一、distinct
distinct用于去重,此方法涉及到混洗,操作开销很大
scala版本
val conf=new SparkConf().setMaster("local[2]").setAppName("distinctdemo")
val sc=new SparkContext(conf)
val rdd=sc.makeRDD(List("a","b","a","c"))
rdd.distinct.collect.foreach(println)
java版本
SparkConf conf=new SparkConf().setMaster("local[2]").setAppName("distinctJava");
JavaSparkContext sc=new JavaSparkContext(conf);
List<String> strings =Arrays.asList("a","b","a","b","c");
JavaRDD<String> strRdd=sc.parallelize(strings);
JavaRDD<String> distinctRdd=strRdd.distinct();
List<String> collect=ditinctRdd.collect();
for(String s:collect){
System.out.println(s);
}
二、union
合并两个Rdd
scala版本
val rdd1=sc.makeRDD(List("a","b"))
val rdd2=sc.makeRDD(List("c","d"))
val unionRdd=rdd1.union(rdd2)
unionRdd.collect.foreach(println)
java版本
JavaRDD<String> rdd1=sc.parallelize(Arrays.asList("a","b"));
JavaRDD<String> rdd2=sc.parallelize(Arrays.asList("c","d"));
JavaRDD<String> unionRdd=rdd1.uinon(rdd2);
List<Stirng> collect=unionRdd.collect();
for(String s:collect){
System.out.println(s)
}
三、intersection
返回两个RDD的交集,并且去重
intersection 需要混洗数据,比较浪费性能
scala版本
val rdd1=sc.makeRDD(List("aa","bb","cc"))
val rdd2=sc.makeRDD(List("cc","bb","dd"))
val intersectionRdd = rdd1.intersection(rdd2)
intersectionRdd.collect.foreach(println)
java版本
JavaRDD<String> rdd1=sc.parallelize(Arrays.asList("aa","bb","cc"));
JavaRDD<String> rdd2=sc.parallelize(Arrays.asList("cc","bb","dd"));
JavaRDD<String> intersectionRdd=rdd1.intersection(rdd2);
List<String> collect=intersection.collect();
for(String s:collect){
System.out.println(s)
}
四、subtract
返回在RDD1中出现,但是不在RDD2中出现的元素,不去重
scala版本
val rdd1=sc.makeRDD(List("aa","bb","cc"))
val rdd2=sc.makeRDD(List("cc","bb","dd"))

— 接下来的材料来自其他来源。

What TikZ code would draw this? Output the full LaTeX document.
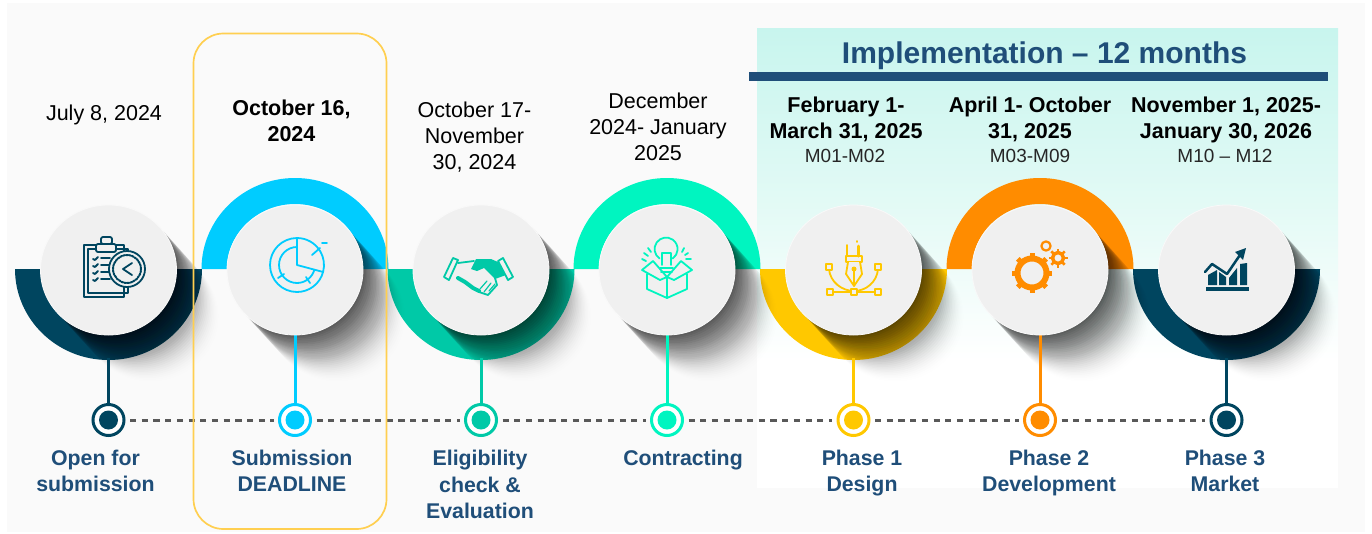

val subtractRdd = rdd1.subtract(rdd2)
subtractRdd.collect.foreach(println)
java版本
JavaRDD<String> rdd1=sc.parallelize(Arrays.asList("aa","bb","cc"));
JavaRDD<String> rdd2=sc.parallelize(Arrays.asList("cc","bb","dd"));
JavaRDD<String> subtractRdd=rdd1.subtract(rdd2);
List<String> collect=subtract.collect();
for(String s:collect){
System.out.println(s)
}
五、cartesian
返回Rdd1和Rdd2的笛卡儿积,这个开销非常大,慎用
scala版本
val rdd1 = sc.makeRDD(List("1","2","3"))
val rdd2 = sc.makeRDD(List("a","b","c"))
val cartesianRdd=rdd1.cartesian(rdd2)
cartesian.collect.foreach(println)
java版本
JavaRDD<String> rdd1 = sc.parallelize(Arrays.asList("1","2","3"));
JavaRDD<String> rdd2 = sc.parallelize(Arrays.asList("a","b","c"));
JavaRDD<String,String> cartesianRdd=rdd1.cartesian(rdd2);
List<Tuple2<String,String>> collect=cartesianRdd.collect();
for(Tuple2 t:collect){
System.out.print(t);
}